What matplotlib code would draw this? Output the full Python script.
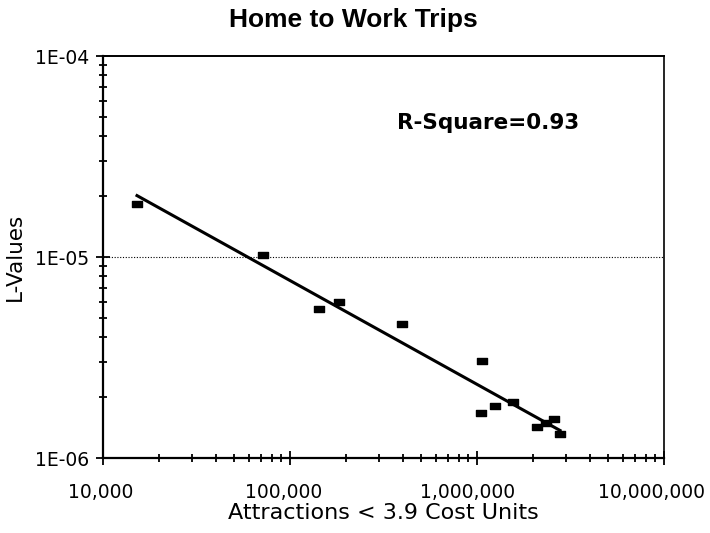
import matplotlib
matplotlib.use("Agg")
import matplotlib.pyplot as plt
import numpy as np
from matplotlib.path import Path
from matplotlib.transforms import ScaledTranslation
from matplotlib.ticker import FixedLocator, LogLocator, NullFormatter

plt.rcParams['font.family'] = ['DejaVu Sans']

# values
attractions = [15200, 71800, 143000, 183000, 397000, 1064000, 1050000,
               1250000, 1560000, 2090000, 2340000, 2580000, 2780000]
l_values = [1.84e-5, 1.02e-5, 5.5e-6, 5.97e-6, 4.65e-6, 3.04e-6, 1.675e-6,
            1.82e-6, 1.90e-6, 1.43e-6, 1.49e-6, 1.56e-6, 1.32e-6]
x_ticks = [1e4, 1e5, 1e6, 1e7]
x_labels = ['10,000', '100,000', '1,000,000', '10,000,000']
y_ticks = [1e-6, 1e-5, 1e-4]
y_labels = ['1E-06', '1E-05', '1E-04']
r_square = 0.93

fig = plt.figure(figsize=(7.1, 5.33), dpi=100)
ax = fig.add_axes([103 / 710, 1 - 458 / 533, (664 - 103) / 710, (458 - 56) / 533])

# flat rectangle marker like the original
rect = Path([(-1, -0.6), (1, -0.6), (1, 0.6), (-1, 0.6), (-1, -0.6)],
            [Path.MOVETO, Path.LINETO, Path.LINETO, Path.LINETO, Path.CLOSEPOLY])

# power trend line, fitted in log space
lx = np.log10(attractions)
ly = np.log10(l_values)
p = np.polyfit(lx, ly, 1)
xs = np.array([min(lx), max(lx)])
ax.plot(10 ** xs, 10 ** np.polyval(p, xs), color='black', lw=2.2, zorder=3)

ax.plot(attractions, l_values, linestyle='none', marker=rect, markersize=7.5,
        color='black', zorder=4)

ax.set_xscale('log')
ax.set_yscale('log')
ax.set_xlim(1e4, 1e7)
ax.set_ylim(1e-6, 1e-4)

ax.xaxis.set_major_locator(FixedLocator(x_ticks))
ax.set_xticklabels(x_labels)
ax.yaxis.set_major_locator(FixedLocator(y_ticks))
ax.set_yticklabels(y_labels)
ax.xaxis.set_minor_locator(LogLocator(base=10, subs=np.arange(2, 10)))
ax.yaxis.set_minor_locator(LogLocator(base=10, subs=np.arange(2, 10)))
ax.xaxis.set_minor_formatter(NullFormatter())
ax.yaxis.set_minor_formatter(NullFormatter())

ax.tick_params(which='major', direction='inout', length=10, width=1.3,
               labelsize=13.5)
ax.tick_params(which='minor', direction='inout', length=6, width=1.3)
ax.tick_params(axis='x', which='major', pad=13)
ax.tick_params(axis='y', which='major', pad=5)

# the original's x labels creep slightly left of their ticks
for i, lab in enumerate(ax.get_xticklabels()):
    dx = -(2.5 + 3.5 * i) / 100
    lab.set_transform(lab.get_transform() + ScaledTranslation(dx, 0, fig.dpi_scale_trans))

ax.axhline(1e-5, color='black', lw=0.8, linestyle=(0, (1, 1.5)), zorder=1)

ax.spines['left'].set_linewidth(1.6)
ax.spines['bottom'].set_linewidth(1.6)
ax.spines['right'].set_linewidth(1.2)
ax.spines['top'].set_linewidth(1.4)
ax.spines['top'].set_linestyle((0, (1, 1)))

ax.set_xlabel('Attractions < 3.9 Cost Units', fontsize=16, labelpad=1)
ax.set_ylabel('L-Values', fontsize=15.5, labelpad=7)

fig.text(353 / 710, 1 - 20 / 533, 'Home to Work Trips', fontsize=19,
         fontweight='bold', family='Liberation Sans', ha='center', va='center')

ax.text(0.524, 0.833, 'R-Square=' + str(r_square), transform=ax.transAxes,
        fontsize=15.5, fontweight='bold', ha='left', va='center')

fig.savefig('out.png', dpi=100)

━━━━

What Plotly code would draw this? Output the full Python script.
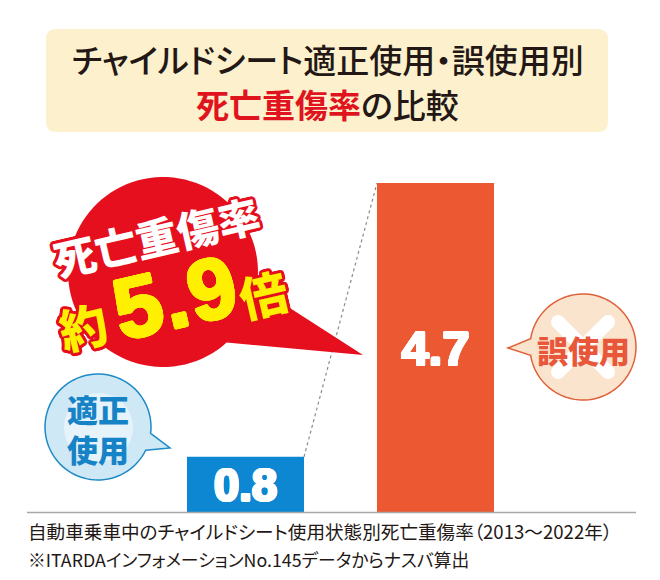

━━━━

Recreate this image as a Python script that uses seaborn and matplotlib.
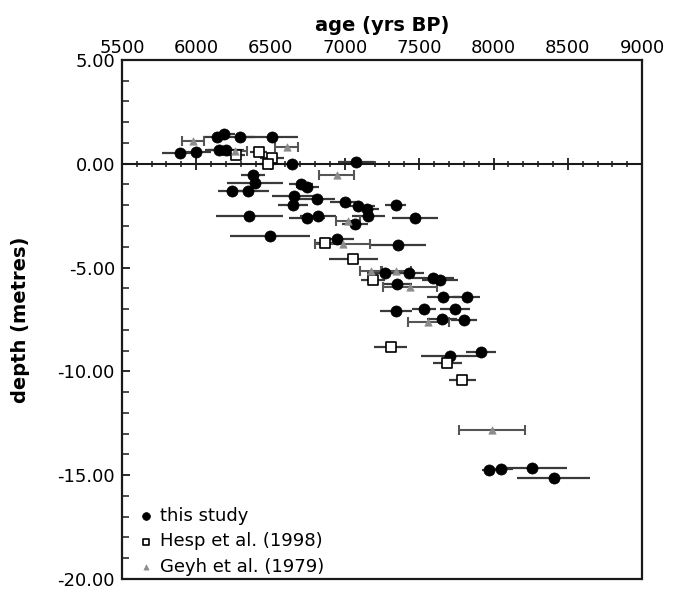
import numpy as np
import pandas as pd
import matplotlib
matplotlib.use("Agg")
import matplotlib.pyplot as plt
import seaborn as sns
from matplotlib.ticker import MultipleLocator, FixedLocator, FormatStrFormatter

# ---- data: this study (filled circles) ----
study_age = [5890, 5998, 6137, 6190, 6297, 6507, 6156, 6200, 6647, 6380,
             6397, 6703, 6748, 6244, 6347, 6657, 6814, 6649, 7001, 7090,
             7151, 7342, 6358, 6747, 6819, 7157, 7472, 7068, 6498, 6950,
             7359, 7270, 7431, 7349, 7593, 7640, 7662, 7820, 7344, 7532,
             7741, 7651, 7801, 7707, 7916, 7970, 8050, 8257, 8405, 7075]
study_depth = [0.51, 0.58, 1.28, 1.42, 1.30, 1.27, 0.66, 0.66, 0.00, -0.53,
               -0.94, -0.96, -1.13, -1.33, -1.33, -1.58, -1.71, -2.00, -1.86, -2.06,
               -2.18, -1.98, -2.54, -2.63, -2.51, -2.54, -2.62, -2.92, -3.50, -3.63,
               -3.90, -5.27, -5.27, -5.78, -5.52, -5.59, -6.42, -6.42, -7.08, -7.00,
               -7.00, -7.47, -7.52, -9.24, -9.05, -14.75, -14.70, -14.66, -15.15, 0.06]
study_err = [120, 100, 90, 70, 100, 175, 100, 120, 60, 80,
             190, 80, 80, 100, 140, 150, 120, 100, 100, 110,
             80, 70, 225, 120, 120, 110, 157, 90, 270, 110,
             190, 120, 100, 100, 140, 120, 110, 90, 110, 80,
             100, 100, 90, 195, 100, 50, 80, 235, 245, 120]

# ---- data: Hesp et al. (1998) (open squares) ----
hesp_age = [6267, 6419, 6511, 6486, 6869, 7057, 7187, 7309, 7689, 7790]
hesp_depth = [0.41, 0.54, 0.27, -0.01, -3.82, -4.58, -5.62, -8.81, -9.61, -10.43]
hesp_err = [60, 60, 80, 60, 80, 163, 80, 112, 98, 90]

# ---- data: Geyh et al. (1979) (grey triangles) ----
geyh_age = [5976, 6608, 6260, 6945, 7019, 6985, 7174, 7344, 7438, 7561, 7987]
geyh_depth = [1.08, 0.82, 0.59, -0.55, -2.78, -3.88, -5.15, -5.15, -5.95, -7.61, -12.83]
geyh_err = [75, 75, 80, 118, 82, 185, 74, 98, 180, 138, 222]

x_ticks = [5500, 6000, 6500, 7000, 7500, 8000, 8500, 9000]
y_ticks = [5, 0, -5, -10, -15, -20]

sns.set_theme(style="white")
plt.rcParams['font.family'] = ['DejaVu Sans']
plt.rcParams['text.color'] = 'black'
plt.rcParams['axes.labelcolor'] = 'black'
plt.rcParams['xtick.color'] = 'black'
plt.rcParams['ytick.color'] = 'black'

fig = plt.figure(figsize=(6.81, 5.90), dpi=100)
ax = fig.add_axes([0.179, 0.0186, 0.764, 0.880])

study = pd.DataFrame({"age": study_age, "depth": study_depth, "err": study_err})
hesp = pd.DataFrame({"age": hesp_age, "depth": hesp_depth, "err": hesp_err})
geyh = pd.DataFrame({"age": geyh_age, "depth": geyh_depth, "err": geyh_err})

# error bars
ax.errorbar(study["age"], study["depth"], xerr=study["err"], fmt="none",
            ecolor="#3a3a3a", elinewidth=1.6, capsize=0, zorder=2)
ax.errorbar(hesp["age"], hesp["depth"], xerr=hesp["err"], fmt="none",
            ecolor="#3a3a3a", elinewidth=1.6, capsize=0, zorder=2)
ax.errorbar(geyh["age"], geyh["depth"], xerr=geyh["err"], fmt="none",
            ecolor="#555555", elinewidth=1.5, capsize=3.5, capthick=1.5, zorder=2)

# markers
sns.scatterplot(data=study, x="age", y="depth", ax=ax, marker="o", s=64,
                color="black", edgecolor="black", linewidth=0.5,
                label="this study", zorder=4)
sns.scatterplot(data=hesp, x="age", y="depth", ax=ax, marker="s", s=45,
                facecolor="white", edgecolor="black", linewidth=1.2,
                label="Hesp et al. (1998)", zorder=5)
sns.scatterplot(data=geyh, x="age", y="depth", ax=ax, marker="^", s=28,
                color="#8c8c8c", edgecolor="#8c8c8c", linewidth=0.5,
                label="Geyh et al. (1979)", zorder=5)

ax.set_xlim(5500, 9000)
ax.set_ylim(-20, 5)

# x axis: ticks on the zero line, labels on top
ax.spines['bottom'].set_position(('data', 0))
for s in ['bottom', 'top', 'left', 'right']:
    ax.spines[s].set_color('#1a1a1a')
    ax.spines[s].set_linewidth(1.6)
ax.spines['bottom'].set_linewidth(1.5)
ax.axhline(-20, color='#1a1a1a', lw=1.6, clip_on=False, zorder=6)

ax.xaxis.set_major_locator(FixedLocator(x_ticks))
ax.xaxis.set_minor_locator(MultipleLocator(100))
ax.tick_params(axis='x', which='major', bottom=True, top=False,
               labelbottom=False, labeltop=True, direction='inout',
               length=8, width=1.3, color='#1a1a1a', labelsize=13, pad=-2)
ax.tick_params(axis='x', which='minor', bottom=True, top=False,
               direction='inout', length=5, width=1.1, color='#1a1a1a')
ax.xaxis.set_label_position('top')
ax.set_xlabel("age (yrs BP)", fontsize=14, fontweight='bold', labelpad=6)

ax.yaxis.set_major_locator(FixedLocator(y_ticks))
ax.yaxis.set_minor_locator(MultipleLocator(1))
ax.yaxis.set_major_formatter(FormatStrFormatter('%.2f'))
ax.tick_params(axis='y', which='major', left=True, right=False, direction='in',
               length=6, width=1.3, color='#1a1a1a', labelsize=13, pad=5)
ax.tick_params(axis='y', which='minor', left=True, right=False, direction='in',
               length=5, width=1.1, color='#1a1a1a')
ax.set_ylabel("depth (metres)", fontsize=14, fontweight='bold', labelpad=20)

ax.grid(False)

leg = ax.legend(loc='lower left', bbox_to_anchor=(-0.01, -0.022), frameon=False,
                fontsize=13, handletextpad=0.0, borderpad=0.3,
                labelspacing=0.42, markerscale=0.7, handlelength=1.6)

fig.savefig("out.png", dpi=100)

━━━━

#### WHAT YOU SHOULD DO
Above are some entries. Restate word for word the lines from the one holding "What matplotlib code" through the one holding "ax = fig.add_axes([103", but not the pictures.

#### EXERCISE ANSWER
What matplotlib code would draw this? Output the full Python script.
import matplotlib
matplotlib.use("Agg")
import matplotlib.pyplot as plt
import numpy as np
from matplotlib.path import Path
from matplotlib.transforms import ScaledTranslation
from matplotlib.ticker import FixedLocator, LogLocator, NullFormatter

plt.rcParams['font.family'] = ['DejaVu Sans']

# values
attractions = [15200, 71800, 143000, 183000, 397000, 1064000, 1050000,
               1250000, 1560000, 2090000, 2340000, 2580000, 2780000]
l_values = [1.84e-5, 1.02e-5, 5.5e-6, 5.97e-6, 4.65e-6, 3.04e-6, 1.675e-6,
            1.82e-6, 1.90e-6, 1.43e-6, 1.49e-6, 1.56e-6, 1.32e-6]
x_ticks = [1e4, 1e5, 1e6, 1e7]
x_labels = ['10,000', '100,000', '1,000,000', '10,000,000']
y_ticks = [1e-6, 1e-5, 1e-4]
y_labels = ['1E-06', '1E-05', '1E-04']
r_square = 0.93

fig = plt.figure(figsize=(7.1, 5.33), dpi=100)
ax = fig.add_axes([103 / 710, 1 - 458 / 533, (664 - 103) / 710, (458 - 56) / 533])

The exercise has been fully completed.